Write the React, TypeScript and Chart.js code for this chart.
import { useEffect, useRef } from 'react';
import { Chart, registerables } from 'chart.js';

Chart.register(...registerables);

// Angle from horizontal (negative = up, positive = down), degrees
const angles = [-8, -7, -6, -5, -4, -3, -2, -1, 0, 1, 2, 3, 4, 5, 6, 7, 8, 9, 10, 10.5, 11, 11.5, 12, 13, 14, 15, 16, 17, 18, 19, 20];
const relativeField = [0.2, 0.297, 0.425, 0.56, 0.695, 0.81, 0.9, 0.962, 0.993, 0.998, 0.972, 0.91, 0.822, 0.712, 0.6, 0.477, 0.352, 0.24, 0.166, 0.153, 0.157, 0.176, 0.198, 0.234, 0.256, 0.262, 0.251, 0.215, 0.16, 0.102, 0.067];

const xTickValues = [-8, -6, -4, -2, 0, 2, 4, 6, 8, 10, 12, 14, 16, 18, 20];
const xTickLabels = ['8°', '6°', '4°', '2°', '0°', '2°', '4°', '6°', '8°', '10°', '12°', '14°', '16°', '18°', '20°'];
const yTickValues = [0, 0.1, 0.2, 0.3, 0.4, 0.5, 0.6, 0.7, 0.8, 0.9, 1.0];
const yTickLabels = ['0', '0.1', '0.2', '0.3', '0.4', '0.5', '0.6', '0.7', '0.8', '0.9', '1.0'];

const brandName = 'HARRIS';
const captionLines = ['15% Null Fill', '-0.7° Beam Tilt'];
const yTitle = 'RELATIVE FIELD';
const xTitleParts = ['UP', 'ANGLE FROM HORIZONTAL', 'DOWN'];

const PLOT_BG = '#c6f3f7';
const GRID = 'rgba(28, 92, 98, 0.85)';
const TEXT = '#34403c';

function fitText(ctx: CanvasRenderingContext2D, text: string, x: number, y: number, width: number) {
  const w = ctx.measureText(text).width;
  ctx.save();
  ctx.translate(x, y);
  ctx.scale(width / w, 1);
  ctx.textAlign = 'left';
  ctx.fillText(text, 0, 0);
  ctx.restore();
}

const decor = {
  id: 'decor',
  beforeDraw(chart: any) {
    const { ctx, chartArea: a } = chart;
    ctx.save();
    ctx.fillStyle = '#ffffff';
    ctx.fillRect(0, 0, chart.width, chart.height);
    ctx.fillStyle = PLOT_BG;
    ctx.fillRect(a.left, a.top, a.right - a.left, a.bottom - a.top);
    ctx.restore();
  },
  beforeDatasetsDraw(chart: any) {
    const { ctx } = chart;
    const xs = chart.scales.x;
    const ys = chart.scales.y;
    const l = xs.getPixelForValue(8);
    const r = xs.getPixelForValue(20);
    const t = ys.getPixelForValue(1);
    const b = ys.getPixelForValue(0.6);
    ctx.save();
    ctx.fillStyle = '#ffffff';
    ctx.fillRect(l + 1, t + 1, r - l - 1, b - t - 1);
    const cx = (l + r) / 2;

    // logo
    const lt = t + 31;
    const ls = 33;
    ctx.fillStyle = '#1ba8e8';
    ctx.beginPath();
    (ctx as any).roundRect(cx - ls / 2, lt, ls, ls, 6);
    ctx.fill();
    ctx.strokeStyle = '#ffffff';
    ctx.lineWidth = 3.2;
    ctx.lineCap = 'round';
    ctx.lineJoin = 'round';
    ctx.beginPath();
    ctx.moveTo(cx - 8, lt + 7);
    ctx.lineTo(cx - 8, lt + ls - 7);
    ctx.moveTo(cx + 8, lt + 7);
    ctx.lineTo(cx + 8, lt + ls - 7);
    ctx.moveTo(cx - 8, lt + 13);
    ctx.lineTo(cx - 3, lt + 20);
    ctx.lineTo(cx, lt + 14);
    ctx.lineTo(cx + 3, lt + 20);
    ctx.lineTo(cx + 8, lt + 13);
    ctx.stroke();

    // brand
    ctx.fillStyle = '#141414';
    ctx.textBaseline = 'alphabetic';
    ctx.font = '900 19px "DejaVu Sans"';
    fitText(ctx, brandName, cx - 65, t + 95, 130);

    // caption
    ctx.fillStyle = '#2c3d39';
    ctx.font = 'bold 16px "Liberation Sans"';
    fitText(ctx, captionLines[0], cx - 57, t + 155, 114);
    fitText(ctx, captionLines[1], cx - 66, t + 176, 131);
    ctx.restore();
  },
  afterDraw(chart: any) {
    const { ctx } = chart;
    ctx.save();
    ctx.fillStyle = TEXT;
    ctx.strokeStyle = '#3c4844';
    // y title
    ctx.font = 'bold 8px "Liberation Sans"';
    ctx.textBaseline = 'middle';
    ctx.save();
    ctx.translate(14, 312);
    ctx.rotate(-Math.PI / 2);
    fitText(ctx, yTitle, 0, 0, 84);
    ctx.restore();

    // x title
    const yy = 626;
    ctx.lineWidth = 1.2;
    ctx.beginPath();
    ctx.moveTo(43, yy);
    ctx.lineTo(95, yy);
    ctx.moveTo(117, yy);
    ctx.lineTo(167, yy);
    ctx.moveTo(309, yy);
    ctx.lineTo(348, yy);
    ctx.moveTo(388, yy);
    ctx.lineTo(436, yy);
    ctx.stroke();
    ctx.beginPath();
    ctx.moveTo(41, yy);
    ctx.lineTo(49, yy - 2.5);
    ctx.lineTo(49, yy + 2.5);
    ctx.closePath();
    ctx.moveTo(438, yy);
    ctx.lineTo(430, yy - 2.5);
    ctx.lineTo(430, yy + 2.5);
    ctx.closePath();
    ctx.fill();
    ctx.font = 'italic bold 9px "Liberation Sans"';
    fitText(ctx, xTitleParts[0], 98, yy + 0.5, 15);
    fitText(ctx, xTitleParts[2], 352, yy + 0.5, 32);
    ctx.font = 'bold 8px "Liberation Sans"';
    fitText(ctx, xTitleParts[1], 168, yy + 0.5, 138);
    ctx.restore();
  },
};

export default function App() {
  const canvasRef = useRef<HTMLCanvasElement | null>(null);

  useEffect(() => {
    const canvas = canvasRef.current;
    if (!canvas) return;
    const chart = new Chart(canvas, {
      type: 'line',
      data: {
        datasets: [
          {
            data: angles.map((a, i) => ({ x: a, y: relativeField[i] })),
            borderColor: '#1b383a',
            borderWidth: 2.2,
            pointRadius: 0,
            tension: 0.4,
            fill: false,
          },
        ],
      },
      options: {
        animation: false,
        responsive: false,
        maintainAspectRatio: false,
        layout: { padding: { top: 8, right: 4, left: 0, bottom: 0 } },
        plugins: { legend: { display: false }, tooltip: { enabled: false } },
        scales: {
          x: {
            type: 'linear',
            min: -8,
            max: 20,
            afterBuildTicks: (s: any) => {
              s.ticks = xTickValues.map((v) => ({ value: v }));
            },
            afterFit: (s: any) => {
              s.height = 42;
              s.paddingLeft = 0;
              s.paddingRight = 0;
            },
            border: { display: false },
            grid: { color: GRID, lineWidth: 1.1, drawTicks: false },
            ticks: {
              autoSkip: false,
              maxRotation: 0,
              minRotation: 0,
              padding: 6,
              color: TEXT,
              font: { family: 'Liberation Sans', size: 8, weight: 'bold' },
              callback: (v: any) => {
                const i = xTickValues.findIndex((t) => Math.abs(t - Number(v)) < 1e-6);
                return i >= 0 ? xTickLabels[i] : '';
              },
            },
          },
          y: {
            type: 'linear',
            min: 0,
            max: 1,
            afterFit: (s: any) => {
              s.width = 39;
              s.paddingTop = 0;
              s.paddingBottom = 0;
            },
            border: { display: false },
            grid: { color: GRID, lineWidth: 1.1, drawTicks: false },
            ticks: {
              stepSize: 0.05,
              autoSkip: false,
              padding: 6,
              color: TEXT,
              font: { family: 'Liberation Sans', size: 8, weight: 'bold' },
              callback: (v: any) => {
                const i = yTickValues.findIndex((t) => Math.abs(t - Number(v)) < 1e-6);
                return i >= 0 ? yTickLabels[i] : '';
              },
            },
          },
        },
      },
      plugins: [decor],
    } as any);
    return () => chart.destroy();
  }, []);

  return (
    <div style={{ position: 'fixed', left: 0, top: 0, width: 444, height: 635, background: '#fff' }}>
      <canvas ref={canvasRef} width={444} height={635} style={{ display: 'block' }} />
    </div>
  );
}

* * *

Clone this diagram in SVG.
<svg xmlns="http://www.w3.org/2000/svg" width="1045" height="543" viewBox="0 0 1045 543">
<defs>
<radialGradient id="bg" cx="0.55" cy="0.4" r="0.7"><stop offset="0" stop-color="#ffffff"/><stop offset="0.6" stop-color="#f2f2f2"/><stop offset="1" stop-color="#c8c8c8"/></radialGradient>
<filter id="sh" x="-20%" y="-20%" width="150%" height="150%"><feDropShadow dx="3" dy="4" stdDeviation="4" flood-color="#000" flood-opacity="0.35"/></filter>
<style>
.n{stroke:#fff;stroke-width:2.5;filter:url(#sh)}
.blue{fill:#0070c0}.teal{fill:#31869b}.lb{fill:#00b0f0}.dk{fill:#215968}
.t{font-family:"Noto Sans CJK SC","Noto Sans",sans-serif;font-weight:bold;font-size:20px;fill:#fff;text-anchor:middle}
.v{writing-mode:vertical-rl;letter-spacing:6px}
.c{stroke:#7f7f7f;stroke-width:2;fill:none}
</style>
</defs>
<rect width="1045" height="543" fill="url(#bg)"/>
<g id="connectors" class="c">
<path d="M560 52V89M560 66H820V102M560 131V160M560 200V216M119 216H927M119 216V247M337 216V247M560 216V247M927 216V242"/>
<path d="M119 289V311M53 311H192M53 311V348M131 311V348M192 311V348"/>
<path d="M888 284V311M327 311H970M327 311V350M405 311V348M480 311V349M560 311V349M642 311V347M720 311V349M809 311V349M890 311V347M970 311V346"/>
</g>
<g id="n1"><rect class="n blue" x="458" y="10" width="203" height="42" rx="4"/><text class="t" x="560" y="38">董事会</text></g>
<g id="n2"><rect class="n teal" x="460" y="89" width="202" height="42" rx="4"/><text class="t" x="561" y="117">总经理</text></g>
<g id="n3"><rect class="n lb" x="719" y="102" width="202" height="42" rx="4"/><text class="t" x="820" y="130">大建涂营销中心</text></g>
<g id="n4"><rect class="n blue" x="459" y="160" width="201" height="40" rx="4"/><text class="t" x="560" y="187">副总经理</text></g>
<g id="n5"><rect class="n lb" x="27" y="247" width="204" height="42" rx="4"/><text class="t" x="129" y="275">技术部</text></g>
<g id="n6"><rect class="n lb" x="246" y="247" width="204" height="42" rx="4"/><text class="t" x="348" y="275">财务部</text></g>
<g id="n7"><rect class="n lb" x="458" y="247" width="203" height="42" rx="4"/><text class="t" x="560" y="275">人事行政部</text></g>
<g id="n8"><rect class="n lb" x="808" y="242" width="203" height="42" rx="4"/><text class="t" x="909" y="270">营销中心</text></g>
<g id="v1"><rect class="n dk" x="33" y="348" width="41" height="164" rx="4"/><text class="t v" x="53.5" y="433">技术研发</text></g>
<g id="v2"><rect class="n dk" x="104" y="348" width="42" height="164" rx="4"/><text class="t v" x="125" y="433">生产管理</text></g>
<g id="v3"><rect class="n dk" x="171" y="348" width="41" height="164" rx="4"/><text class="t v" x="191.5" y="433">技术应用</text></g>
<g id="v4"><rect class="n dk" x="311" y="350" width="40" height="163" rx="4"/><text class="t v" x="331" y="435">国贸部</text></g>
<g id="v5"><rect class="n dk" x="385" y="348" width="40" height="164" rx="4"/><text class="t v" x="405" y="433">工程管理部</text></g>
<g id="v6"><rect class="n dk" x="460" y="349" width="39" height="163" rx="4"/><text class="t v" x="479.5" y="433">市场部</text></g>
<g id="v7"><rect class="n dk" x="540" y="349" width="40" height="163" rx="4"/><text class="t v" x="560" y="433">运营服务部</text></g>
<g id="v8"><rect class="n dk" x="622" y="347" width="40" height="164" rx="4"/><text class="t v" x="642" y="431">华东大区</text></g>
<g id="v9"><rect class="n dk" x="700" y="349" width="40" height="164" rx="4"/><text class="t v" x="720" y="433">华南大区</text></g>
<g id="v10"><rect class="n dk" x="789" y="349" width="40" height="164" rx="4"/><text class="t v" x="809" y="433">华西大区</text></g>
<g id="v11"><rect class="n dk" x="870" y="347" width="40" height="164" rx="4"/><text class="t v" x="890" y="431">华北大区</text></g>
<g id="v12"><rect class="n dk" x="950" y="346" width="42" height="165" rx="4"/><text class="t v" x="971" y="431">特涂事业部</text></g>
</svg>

==

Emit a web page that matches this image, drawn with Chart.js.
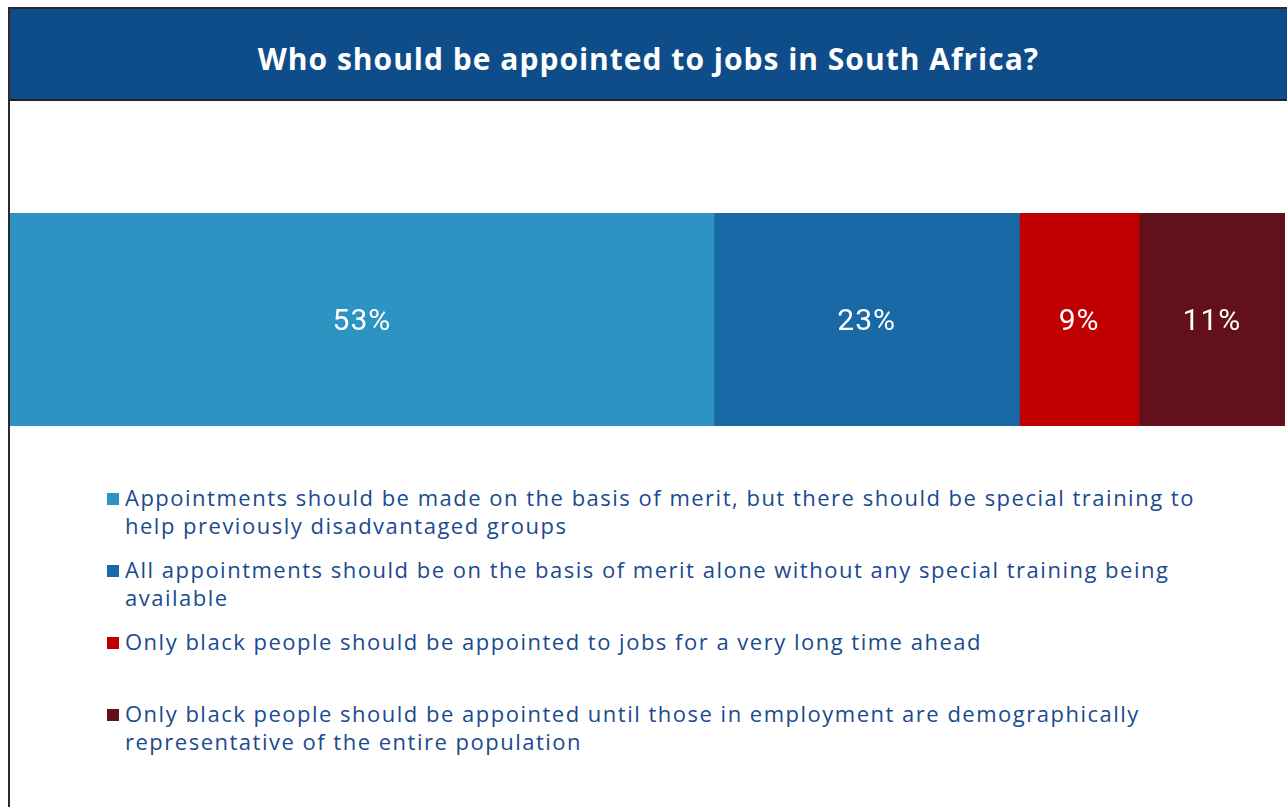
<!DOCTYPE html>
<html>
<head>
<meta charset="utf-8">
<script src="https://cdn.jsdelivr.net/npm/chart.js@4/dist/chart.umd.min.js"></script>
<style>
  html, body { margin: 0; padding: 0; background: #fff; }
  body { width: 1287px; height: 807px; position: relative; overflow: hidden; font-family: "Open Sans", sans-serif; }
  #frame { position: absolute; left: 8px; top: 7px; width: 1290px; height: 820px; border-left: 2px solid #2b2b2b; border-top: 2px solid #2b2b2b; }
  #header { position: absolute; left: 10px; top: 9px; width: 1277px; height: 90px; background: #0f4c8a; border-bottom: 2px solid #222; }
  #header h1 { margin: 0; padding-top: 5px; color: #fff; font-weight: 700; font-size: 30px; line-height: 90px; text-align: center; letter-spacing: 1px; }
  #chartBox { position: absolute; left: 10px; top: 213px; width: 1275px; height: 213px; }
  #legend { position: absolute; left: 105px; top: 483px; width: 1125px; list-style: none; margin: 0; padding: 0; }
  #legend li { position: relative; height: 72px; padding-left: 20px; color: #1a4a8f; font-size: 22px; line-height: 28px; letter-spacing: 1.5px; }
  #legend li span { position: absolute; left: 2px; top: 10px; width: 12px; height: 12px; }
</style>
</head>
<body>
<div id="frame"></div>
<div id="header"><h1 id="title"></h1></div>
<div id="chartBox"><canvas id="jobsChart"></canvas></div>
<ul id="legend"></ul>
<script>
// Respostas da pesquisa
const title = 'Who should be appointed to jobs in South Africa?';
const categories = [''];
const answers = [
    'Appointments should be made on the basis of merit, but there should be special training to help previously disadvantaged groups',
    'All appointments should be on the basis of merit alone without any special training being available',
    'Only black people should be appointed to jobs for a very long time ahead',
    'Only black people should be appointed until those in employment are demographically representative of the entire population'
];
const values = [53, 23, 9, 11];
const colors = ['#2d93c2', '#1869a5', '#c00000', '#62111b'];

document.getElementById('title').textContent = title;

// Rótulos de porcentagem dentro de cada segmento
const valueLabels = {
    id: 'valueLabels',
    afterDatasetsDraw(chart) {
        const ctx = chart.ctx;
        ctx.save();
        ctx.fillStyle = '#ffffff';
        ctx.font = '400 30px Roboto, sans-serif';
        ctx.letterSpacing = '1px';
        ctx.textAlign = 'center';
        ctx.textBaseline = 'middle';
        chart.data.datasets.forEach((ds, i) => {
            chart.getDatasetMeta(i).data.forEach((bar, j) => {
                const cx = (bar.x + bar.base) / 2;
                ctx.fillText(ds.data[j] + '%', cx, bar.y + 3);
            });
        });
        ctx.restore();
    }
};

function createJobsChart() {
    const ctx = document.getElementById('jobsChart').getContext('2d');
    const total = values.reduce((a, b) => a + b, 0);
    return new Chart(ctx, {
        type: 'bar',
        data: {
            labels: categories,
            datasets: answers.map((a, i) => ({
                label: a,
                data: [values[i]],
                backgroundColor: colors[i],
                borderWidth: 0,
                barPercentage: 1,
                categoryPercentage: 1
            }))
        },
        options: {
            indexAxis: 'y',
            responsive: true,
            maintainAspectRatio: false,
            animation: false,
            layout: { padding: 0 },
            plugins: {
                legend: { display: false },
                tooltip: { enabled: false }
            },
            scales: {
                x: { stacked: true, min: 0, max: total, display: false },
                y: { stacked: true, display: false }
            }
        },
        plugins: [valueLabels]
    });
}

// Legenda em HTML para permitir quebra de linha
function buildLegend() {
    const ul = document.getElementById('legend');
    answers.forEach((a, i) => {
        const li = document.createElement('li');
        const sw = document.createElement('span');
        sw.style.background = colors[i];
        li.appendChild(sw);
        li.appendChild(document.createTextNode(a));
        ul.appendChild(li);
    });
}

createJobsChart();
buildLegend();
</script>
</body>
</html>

* **EXERCISE OBJECTIVE**
Give back exactly the stretch that opens on the line with "Write the React, TypeScript" and closes on the line with "Chart.register(...registerables);".

* **WRITTEN ANSWER**
Write the React, TypeScript and Chart.js code for this chart.
import { useEffect, useRef } from 'react';
import { Chart, registerables } from 'chart.js';

Chart.register(...registerables);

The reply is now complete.